Plotting code records:
◆ ◆ ◆ ◆ ◆

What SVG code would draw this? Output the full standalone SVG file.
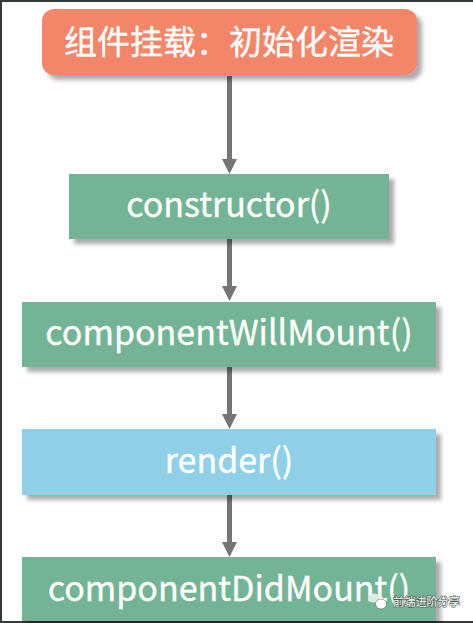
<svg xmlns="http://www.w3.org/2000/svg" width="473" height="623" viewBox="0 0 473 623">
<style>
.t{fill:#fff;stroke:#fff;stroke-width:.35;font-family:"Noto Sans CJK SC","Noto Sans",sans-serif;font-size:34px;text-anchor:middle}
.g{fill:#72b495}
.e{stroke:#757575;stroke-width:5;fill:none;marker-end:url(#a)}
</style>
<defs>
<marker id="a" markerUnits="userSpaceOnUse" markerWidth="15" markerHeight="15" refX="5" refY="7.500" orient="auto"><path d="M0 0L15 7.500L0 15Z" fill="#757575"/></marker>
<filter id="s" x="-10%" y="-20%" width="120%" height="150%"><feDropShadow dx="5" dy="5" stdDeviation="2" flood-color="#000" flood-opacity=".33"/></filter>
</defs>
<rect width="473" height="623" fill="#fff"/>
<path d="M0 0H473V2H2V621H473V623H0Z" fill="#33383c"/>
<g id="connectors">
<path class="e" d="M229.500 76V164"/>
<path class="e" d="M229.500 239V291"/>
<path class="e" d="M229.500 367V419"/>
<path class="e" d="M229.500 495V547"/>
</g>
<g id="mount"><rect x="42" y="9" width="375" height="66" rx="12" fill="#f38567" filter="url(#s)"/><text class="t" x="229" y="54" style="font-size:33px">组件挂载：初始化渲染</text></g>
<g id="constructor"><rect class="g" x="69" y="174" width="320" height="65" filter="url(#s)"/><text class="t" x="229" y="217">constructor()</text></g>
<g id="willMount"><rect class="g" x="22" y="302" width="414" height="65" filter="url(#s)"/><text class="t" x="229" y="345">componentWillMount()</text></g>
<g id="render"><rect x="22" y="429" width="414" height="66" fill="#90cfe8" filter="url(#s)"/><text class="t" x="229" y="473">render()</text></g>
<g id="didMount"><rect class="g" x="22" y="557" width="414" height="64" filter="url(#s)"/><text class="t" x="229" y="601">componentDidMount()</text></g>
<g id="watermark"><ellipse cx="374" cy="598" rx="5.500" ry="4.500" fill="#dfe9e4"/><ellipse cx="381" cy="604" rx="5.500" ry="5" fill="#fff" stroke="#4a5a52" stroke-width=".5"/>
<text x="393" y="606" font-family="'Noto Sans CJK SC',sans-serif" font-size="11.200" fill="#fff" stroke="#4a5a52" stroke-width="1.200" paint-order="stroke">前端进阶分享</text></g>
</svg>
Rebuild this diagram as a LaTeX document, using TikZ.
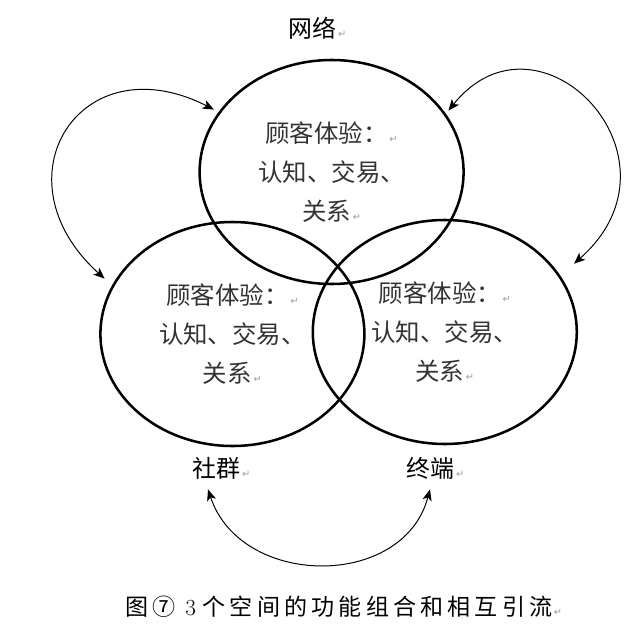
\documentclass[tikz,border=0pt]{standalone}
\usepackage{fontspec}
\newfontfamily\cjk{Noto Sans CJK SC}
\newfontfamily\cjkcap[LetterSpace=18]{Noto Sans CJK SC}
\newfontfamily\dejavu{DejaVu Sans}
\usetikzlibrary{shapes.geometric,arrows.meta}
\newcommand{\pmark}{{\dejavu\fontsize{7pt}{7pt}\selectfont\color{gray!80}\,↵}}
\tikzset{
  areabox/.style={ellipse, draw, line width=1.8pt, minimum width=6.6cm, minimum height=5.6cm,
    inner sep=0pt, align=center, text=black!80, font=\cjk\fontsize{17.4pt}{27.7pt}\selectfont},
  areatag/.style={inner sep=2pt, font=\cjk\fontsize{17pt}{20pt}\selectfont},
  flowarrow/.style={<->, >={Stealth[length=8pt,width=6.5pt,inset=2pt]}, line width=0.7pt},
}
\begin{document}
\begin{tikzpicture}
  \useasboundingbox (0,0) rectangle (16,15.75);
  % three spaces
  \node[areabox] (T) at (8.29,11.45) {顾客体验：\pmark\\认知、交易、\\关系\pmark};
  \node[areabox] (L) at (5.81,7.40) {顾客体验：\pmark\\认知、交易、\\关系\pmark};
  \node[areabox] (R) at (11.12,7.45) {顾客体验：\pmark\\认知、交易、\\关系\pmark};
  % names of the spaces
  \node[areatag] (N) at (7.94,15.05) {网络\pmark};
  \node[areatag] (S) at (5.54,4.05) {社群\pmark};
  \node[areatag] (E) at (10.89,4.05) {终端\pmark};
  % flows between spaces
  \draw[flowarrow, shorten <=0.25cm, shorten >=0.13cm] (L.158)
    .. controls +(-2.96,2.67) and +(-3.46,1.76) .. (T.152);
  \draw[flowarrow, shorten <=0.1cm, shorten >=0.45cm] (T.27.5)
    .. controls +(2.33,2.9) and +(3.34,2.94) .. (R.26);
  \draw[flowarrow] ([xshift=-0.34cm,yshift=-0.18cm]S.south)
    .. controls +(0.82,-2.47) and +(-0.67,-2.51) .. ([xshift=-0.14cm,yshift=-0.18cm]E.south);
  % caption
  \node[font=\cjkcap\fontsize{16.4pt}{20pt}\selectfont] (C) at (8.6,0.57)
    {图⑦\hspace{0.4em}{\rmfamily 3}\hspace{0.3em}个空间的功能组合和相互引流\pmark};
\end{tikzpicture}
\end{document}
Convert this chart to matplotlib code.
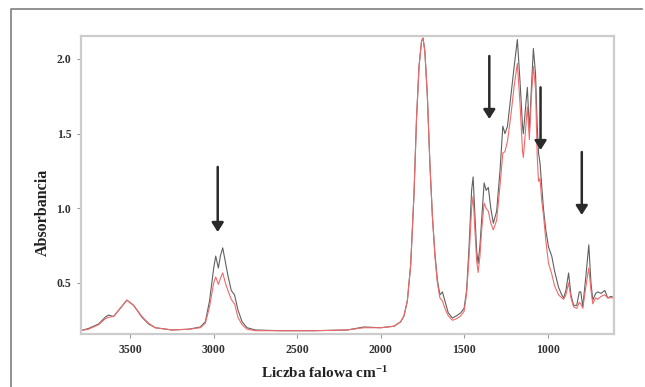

◆ ◆ ◆ ◆ ◆

Return all of the data exactly as written, and drop the pictures.

What SVG code would draw this? Output the full standalone SVG file.
<svg xmlns="http://www.w3.org/2000/svg" width="473" height="623" viewBox="0 0 473 623">
<style>
.t{fill:#fff;stroke:#fff;stroke-width:.35;font-family:"Noto Sans CJK SC","Noto Sans",sans-serif;font-size:34px;text-anchor:middle}
.g{fill:#72b495}
.e{stroke:#757575;stroke-width:5;fill:none;marker-end:url(#a)}
</style>
<defs>
<marker id="a" markerUnits="userSpaceOnUse" markerWidth="15" markerHeight="15" refX="5" refY="7.500" orient="auto"><path d="M0 0L15 7.500L0 15Z" fill="#757575"/></marker>
<filter id="s" x="-10%" y="-20%" width="120%" height="150%"><feDropShadow dx="5" dy="5" stdDeviation="2" flood-color="#000" flood-opacity=".33"/></filter>
</defs>
<rect width="473" height="623" fill="#fff"/>
<path d="M0 0H473V2H2V621H473V623H0Z" fill="#33383c"/>
<g id="connectors">
<path class="e" d="M229.500 76V164"/>
<path class="e" d="M229.500 239V291"/>
<path class="e" d="M229.500 367V419"/>
<path class="e" d="M229.500 495V547"/>
</g>
<g id="mount"><rect x="42" y="9" width="375" height="66" rx="12" fill="#f38567" filter="url(#s)"/><text class="t" x="229" y="54" style="font-size:33px">组件挂载：初始化渲染</text></g>
<g id="constructor"><rect class="g" x="69" y="174" width="320" height="65" filter="url(#s)"/><text class="t" x="229" y="217">constructor()</text></g>
<g id="willMount"><rect class="g" x="22" y="302" width="414" height="65" filter="url(#s)"/><text class="t" x="229" y="345">componentWillMount()</text></g>
<g id="render"><rect x="22" y="429" width="414" height="66" fill="#90cfe8" filter="url(#s)"/><text class="t" x="229" y="473">render()</text></g>
<g id="didMount"><rect class="g" x="22" y="557" width="414" height="64" filter="url(#s)"/><text class="t" x="229" y="601">componentDidMount()</text></g>
<g id="watermark"><ellipse cx="374" cy="598" rx="5.500" ry="4.500" fill="#dfe9e4"/><ellipse cx="381" cy="604" rx="5.500" ry="5" fill="#fff" stroke="#4a5a52" stroke-width=".5"/>
<text x="393" y="606" font-family="'Noto Sans CJK SC',sans-serif" font-size="11.200" fill="#fff" stroke="#4a5a52" stroke-width="1.200" paint-order="stroke">前端进阶分享</text></g>
</svg>
Rebuild this diagram as a LaTeX document, using TikZ.
\documentclass[tikz,border=0pt]{standalone}
\usepackage{fontspec}
\newfontfamily\cjk{Noto Sans CJK SC}
\newfontfamily\cjkcap[LetterSpace=18]{Noto Sans CJK SC}
\newfontfamily\dejavu{DejaVu Sans}
\usetikzlibrary{shapes.geometric,arrows.meta}
\newcommand{\pmark}{{\dejavu\fontsize{7pt}{7pt}\selectfont\color{gray!80}\,↵}}
\tikzset{
  areabox/.style={ellipse, draw, line width=1.8pt, minimum width=6.6cm, minimum height=5.6cm,
    inner sep=0pt, align=center, text=black!80, font=\cjk\fontsize{17.4pt}{27.7pt}\selectfont},
  areatag/.style={inner sep=2pt, font=\cjk\fontsize{17pt}{20pt}\selectfont},
  flowarrow/.style={<->, >={Stealth[length=8pt,width=6.5pt,inset=2pt]}, line width=0.7pt},
}
\begin{document}
\begin{tikzpicture}
  \useasboundingbox (0,0) rectangle (16,15.75);
  % three spaces
  \node[areabox] (T) at (8.29,11.45) {顾客体验：\pmark\\认知、交易、\\关系\pmark};
  \node[areabox] (L) at (5.81,7.40) {顾客体验：\pmark\\认知、交易、\\关系\pmark};
  \node[areabox] (R) at (11.12,7.45) {顾客体验：\pmark\\认知、交易、\\关系\pmark};
  % names of the spaces
  \node[areatag] (N) at (7.94,15.05) {网络\pmark};
  \node[areatag] (S) at (5.54,4.05) {社群\pmark};
  \node[areatag] (E) at (10.89,4.05) {终端\pmark};
  % flows between spaces
  \draw[flowarrow, shorten <=0.25cm, shorten >=0.13cm] (L.158)
    .. controls +(-2.96,2.67) and +(-3.46,1.76) .. (T.152);
  \draw[flowarrow, shorten <=0.1cm, shorten >=0.45cm] (T.27.5)
    .. controls +(2.33,2.9) and +(3.34,2.94) .. (R.26);
  \draw[flowarrow] ([xshift=-0.34cm,yshift=-0.18cm]S.south)
    .. controls +(0.82,-2.47) and +(-0.67,-2.51) .. ([xshift=-0.14cm,yshift=-0.18cm]E.south);
  % caption
  \node[font=\cjkcap\fontsize{16.4pt}{20pt}\selectfont] (C) at (8.6,0.57)
    {图⑦\hspace{0.4em}{\rmfamily 3}\hspace{0.3em}个空间的功能组合和相互引流\pmark};
\end{tikzpicture}
\end{document}
Convert this chart to matplotlib code.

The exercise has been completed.